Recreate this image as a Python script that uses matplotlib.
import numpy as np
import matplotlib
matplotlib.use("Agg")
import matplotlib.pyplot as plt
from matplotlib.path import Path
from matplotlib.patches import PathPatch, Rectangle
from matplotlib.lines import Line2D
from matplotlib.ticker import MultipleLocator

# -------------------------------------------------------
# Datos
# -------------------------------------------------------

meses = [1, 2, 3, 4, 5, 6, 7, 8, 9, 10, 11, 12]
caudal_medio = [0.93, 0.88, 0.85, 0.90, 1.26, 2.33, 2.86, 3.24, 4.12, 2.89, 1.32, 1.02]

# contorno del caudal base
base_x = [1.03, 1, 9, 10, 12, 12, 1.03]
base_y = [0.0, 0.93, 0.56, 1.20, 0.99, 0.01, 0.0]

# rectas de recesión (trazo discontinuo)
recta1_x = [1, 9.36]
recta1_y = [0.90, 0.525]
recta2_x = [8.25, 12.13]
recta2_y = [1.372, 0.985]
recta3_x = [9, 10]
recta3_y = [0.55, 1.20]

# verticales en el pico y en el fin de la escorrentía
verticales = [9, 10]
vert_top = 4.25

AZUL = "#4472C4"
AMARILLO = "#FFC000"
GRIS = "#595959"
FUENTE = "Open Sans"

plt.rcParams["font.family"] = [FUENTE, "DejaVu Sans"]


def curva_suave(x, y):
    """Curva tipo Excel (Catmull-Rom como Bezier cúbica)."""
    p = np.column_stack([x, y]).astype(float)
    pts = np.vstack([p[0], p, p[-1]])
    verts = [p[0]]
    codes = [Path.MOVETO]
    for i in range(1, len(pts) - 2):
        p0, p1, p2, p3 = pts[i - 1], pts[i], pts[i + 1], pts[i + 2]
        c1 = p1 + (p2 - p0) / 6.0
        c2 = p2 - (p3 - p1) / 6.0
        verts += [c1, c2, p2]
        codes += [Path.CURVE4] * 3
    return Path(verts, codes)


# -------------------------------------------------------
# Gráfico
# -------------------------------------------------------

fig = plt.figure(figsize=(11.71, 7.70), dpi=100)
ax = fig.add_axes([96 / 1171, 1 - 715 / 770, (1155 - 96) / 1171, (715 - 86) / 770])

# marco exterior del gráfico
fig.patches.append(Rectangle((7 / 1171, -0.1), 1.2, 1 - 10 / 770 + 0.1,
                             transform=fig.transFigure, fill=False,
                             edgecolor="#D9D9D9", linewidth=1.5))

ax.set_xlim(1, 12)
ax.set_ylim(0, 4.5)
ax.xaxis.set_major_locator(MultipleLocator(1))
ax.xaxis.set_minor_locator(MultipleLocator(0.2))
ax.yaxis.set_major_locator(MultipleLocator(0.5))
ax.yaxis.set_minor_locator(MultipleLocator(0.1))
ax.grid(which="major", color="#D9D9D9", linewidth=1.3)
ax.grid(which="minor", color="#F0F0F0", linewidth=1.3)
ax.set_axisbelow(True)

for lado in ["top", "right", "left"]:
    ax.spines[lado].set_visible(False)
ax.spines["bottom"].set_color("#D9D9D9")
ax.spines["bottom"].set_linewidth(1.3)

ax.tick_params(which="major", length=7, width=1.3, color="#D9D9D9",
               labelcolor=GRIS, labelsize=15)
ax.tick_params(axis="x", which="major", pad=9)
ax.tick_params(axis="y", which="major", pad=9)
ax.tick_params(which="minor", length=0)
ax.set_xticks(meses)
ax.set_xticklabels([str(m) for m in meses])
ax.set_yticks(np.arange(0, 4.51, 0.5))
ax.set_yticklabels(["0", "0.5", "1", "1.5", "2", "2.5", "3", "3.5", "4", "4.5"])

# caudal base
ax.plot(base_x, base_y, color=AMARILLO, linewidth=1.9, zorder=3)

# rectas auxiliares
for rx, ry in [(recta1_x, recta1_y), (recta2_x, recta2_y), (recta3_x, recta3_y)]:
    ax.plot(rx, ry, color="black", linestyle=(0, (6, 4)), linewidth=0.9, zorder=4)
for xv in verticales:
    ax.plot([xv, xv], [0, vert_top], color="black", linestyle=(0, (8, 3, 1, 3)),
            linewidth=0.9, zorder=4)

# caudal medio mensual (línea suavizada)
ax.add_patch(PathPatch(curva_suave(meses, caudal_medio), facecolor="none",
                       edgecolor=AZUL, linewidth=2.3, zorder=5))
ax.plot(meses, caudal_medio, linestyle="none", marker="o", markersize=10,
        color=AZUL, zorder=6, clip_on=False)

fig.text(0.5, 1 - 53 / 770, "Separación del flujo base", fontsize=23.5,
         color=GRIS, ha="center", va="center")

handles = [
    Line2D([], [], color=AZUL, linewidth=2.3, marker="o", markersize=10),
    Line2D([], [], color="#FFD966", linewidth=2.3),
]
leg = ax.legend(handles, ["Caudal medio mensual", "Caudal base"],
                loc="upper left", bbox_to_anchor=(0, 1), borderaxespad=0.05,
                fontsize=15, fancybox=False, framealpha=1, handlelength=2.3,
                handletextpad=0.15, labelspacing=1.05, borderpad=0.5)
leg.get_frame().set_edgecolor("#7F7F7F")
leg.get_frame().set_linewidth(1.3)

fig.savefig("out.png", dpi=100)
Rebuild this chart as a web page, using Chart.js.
========
Written task →
Stopping at the line containing "from matplotlib.ticker import MultipleLocator", please repeat exactly every line from the very start of the entries, that line included, and nothing more.

Response to this exercise →
Recreate this image as a Python script that uses matplotlib.
import numpy as np
import matplotlib
matplotlib.use("Agg")
import matplotlib.pyplot as plt
from matplotlib.path import Path
from matplotlib.patches import PathPatch, Rectangle
from matplotlib.lines import Line2D
from matplotlib.ticker import MultipleLocator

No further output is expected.